Bidston is a suburb of Birkenhead, on the Wirral Peninsula. In the 1920's, the area was vastly different to today's landscape of modern housing, retail and industrial parks and new road layouts. In the 1920's, the area had 3 distinct areas: Bidston, Bidston Hill, and Bidston Moss.
Bidston Village has appeared in records since Doomsday, but evidence for occupation goes back to the Stone Age. The Village still maintains its medieval shape of church, farms, village green and manor house.
Bidston Hill comprises 100 acres (0.40 km2) of heathland and woodland maintained by Wirral Metropolitan Borough Council as a nature reserve and public park. The land was purchased in stages from 1894 to 1908 by Birkenhead Corporation from local landowner Lord Vyner. It is the site of Bidston Windmill, built around 1800 and Bidston Observatory, owned by the Proudman Oceanographic Laboratory. The hill also contains a number of ancient rock carvings, including that of a Sun Goddess thought to have been carved by the Norse-Irish around 1000 AD. Read more
Bidston Moss was originally low-lying wetland marsh at the head of Wallasey Pool. Early reclamation by railway companies led to the use of a triangular piece of land between railway tracks being used for the West Cheshire Golf Course. In 1936 most of the land was given over to residential, commercial and industrial landfill which ceased in 1995 before conversion to a nature reserve.

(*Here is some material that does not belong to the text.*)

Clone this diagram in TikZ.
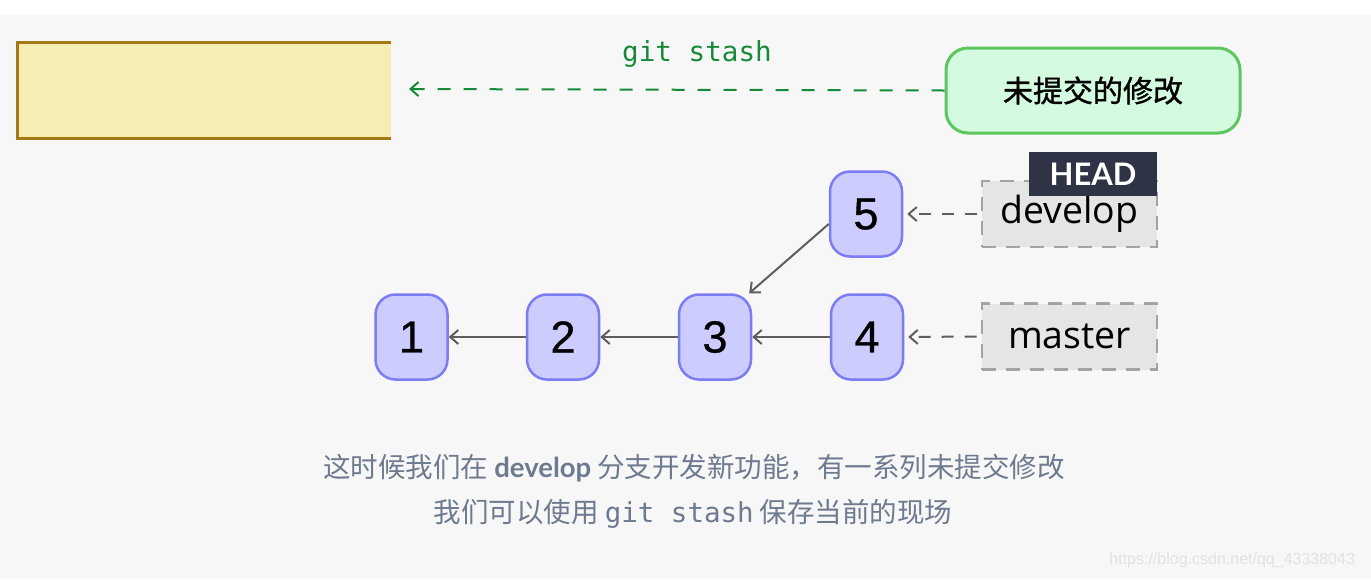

Lowry refers to Bidston in his novel Ultramarine when Dana recalls crossing the Great Float via the former swing bridge at Duke Street Birkenhead: "We stood there often on our way to Bidston" (Pg. 62). In the 1920's, Bidston Hill was a popular attraction for people to visit to picnic and take in the panoramic views of the Wirral, Liverpool and the Mersey Estuary. We must assume Lowry visited the hill with Tess Evans during 1927.